=== SOURCE DATA ===
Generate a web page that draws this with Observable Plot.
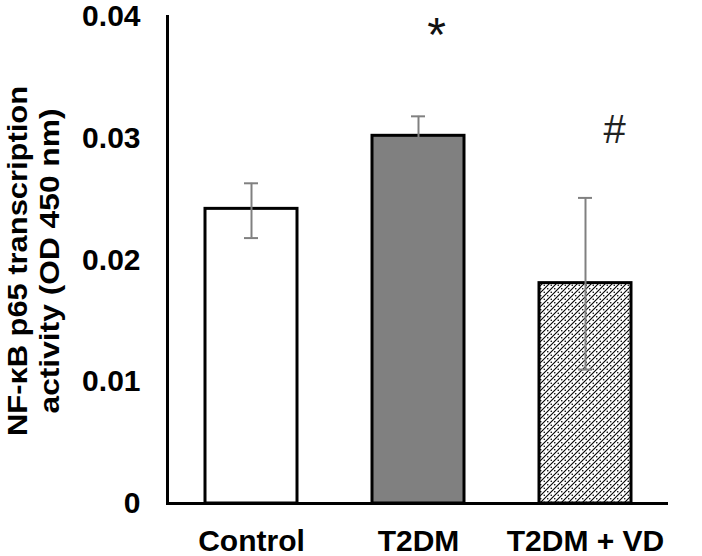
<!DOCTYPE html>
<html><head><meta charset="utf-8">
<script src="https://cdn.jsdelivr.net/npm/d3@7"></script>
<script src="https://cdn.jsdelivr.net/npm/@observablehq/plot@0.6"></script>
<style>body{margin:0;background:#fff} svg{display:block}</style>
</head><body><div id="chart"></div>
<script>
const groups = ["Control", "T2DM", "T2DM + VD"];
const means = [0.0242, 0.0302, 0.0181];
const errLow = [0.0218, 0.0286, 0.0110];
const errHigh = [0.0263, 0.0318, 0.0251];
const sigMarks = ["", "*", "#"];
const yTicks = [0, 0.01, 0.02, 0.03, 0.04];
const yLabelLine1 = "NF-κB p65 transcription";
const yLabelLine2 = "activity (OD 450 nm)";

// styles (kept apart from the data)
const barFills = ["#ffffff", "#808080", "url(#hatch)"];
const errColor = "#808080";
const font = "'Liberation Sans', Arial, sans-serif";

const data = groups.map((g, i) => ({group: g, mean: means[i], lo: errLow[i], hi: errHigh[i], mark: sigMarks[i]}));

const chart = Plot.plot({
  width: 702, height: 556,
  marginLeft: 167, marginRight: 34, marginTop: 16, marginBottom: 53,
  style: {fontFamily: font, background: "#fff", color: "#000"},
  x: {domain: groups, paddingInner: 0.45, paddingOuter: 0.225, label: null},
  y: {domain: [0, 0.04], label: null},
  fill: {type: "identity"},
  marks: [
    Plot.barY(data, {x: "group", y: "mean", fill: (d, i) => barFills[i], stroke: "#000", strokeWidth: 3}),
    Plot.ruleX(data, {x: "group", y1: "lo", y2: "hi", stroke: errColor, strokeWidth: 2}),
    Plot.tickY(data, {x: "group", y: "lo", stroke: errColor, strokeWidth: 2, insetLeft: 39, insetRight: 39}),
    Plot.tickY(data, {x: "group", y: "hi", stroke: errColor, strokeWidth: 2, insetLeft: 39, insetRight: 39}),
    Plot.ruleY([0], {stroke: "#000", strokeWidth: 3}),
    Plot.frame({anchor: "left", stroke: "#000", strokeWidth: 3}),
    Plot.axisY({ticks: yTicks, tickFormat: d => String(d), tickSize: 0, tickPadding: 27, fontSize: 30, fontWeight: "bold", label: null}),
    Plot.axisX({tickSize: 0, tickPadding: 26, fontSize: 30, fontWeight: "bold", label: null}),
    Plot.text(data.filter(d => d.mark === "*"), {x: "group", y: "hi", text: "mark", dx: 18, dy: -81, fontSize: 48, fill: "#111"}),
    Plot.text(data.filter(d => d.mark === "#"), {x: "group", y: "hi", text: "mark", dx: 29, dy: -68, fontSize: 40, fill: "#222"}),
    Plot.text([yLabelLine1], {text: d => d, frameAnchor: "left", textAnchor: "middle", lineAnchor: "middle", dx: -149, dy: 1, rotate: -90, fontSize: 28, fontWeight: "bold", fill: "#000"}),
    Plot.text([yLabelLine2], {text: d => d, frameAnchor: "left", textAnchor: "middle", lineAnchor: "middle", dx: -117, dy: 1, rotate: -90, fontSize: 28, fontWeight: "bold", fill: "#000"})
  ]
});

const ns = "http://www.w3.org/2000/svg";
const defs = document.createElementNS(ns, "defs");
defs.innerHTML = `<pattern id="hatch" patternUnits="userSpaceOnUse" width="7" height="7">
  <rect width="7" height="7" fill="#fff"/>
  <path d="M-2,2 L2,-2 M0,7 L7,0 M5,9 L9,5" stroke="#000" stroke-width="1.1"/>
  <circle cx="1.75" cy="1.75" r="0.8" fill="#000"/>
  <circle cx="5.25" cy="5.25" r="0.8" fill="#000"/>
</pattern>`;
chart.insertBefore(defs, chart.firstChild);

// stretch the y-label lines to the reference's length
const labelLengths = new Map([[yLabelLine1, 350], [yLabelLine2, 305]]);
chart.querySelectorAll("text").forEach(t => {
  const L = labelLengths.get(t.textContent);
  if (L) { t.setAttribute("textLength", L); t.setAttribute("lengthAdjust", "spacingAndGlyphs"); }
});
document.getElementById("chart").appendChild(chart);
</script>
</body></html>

=== REQUIRED WORK ===
Output each line exactly; omit every picture.

=== WORKED SOLUTION ===
Generate a web page that draws this with Observable Plot.
<!DOCTYPE html>
<html><head><meta charset="utf-8">
<script src="https://cdn.jsdelivr.net/npm/d3@7"></script>
<script src="https://cdn.jsdelivr.net/npm/@observablehq/plot@0.6"></script>
<style>body{margin:0;background:#fff} svg{display:block}</style>
</head><body><div id="chart"></div>
<script>
const groups = ["Control", "T2DM", "T2DM + VD"];
const means = [0.0242, 0.0302, 0.0181];
const errLow = [0.0218, 0.0286, 0.0110];
const errHigh = [0.0263, 0.0318, 0.0251];
const sigMarks = ["", "*", "#"];
const yTicks = [0, 0.01, 0.02, 0.03, 0.04];
const yLabelLine1 = "NF-κB p65 transcription";
const yLabelLine2 = "activity (OD 450 nm)";

// styles (kept apart from the data)
const barFills = ["#ffffff", "#808080", "url(#hatch)"];
const errColor = "#808080";
const font = "'Liberation Sans', Arial, sans-serif";

const data = groups.map((g, i) => ({group: g, mean: means[i], lo: errLow[i], hi: errHigh[i], mark: sigMarks[i]}));

const chart = Plot.plot({
  width: 702, height: 556,
  marginLeft: 167, marginRight: 34, marginTop: 16, marginBottom: 53,
  style: {fontFamily: font, background: "#fff", color: "#000"},
  x: {domain: groups, paddingInner: 0.45, paddingOuter: 0.225, label: null},
  y: {domain: [0, 0.04], label: null},
  fill: {type: "identity"},
  marks: [
    Plot.barY(data, {x: "group", y: "mean", fill: (d, i) => barFills[i], stroke: "#000", strokeWidth: 3}),
    Plot.ruleX(data, {x: "group", y1: "lo", y2: "hi", stroke: errColor, strokeWidth: 2}),
    Plot.tickY(data, {x: "group", y: "lo", stroke: errColor, strokeWidth: 2, insetLeft: 39, insetRight: 39}),
    Plot.tickY(data, {x: "group", y: "hi", stroke: errColor, strokeWidth: 2, insetLeft: 39, insetRight: 39}),
    Plot.ruleY([0], {stroke: "#000", strokeWidth: 3}),
    Plot.frame({anchor: "left", stroke: "#000", strokeWidth: 3}),
    Plot.axisY({ticks: yTicks, tickFormat: d => String(d), tickSize: 0, tickPadding: 27, fontSize: 30, fontWeight: "bold", label: null}),
    Plot.axisX({tickSize: 0, tickPadding: 26, fontSize: 30, fontWeight: "bold", label: null}),
    Plot.text(data.filter(d => d.mark === "*"), {x: "group", y: "hi", text: "mark", dx: 18, dy: -81, fontSize: 48, fill: "#111"}),
    Plot.text(data.filter(d => d.mark === "#"), {x: "group", y: "hi", text: "mark", dx: 29, dy: -68, fontSize: 40, fill: "#222"}),
    Plot.text([yLabelLine1], {text: d => d, frameAnchor: "left", textAnchor: "middle", lineAnchor: "middle", dx: -149, dy: 1, rotate: -90, fontSize: 28, fontWeight: "bold", fill: "#000"}),
    Plot.text([yLabelLine2], {text: d => d, frameAnchor: "left", textAnchor: "middle", lineAnchor: "middle", dx: -117, dy: 1, rotate: -90, fontSize: 28, fontWeight: "bold", fill: "#000"})
  ]
});

const ns = "http://www.w3.org/2000/svg";
const defs = document.createElementNS(ns, "defs");
defs.innerHTML = `<pattern id="hatch" patternUnits="userSpaceOnUse" width="7" height="7">
  <rect width="7" height="7" fill="#fff"/>
  <path d="M-2,2 L2,-2 M0,7 L7,0 M5,9 L9,5" stroke="#000" stroke-width="1.1"/>
  <circle cx="1.75" cy="1.75" r="0.8" fill="#000"/>
  <circle cx="5.25" cy="5.25" r="0.8" fill="#000"/>
</pattern>`;
chart.insertBefore(defs, chart.firstChild);

// stretch the y-label lines to the reference's length
const labelLengths = new Map([[yLabelLine1, 350], [yLabelLine2, 305]]);
chart.querySelectorAll("text").forEach(t => {
  const L = labelLengths.get(t.textContent);
  if (L) { t.setAttribute("textLength", L); t.setAttribute("lengthAdjust", "spacingAndGlyphs"); }
});
document.getElementById("chart").appendChild(chart);
</script>
</body></html>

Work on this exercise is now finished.